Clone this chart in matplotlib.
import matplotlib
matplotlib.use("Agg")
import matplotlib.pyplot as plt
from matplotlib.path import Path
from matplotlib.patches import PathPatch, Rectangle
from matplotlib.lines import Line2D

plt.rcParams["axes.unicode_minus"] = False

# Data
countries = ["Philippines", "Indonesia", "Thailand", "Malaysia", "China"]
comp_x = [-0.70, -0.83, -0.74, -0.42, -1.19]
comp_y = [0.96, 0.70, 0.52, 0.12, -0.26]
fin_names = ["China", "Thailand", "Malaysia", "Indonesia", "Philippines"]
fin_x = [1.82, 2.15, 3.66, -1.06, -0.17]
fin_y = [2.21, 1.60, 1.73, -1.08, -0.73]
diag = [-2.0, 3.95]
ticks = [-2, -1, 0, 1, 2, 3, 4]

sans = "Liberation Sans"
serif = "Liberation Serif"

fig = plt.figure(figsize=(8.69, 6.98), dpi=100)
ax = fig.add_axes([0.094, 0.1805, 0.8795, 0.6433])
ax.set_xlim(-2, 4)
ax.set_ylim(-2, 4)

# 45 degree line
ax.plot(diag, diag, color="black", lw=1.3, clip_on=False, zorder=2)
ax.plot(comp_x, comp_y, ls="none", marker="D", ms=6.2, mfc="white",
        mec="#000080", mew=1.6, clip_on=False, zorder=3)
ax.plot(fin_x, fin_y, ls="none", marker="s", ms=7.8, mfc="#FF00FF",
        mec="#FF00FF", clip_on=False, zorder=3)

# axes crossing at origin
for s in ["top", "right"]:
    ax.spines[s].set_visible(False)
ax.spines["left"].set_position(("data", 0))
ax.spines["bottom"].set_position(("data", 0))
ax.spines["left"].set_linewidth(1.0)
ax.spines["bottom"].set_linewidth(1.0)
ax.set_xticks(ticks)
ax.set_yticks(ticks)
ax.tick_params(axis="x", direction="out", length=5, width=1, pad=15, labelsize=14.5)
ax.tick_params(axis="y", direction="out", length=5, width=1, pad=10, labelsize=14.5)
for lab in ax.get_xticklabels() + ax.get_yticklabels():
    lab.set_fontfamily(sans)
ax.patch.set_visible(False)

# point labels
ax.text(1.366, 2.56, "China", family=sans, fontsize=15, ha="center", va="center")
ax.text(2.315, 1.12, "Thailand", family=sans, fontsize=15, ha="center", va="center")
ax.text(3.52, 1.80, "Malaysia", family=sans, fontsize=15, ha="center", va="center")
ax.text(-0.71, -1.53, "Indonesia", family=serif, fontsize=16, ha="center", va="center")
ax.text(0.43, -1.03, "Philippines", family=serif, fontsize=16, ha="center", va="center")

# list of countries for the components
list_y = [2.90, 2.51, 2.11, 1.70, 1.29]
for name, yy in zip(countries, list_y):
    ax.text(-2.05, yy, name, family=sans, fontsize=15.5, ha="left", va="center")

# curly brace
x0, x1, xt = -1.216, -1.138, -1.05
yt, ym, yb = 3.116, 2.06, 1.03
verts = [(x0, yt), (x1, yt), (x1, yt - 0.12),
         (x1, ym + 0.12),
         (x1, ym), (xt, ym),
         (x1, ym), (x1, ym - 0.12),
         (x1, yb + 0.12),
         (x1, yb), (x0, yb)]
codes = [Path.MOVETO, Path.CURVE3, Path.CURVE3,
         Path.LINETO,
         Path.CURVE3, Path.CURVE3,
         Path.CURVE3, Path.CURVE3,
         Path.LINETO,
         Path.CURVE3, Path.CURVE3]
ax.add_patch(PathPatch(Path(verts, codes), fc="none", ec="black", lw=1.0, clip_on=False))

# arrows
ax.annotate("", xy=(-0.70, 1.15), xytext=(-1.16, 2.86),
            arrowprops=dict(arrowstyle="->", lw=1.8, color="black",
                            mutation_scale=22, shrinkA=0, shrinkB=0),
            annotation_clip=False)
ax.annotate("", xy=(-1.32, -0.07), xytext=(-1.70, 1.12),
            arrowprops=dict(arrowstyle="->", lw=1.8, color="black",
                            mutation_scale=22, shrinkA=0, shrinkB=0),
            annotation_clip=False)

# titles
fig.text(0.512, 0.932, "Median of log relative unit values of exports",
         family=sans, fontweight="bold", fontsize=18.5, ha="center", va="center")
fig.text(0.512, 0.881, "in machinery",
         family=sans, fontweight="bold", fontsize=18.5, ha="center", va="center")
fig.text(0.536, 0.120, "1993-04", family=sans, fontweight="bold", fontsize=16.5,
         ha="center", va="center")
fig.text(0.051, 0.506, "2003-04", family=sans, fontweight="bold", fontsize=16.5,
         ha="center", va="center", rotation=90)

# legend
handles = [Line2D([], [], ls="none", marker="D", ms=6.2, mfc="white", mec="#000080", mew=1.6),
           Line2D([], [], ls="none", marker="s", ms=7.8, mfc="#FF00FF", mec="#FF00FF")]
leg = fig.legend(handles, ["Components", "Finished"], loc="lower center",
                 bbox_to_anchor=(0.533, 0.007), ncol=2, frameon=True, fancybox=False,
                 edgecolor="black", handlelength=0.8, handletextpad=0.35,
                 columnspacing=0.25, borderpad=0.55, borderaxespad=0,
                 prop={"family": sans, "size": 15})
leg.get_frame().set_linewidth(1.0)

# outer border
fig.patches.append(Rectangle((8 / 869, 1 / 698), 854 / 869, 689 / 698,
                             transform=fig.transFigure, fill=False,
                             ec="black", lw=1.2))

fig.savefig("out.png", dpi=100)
****************************************
§ **Requirements**: From the top of the listing above, restate each line word for word up to and including the line with "ticks = [-2, -1, 0, 1, 2, 3, 4]"; add nothing else.

§ **The response**:
Clone this chart in matplotlib.
import matplotlib
matplotlib.use("Agg")
import matplotlib.pyplot as plt
from matplotlib.path import Path
from matplotlib.patches import PathPatch, Rectangle
from matplotlib.lines import Line2D

plt.rcParams["axes.unicode_minus"] = False

# Data
countries = ["Philippines", "Indonesia", "Thailand", "Malaysia", "China"]
comp_x = [-0.70, -0.83, -0.74, -0.42, -1.19]
comp_y = [0.96, 0.70, 0.52, 0.12, -0.26]
fin_names = ["China", "Thailand", "Malaysia", "Indonesia", "Philippines"]
fin_x = [1.82, 2.15, 3.66, -1.06, -0.17]
fin_y = [2.21, 1.60, 1.73, -1.08, -0.73]
diag = [-2.0, 3.95]
ticks = [-2, -1, 0, 1, 2, 3, 4]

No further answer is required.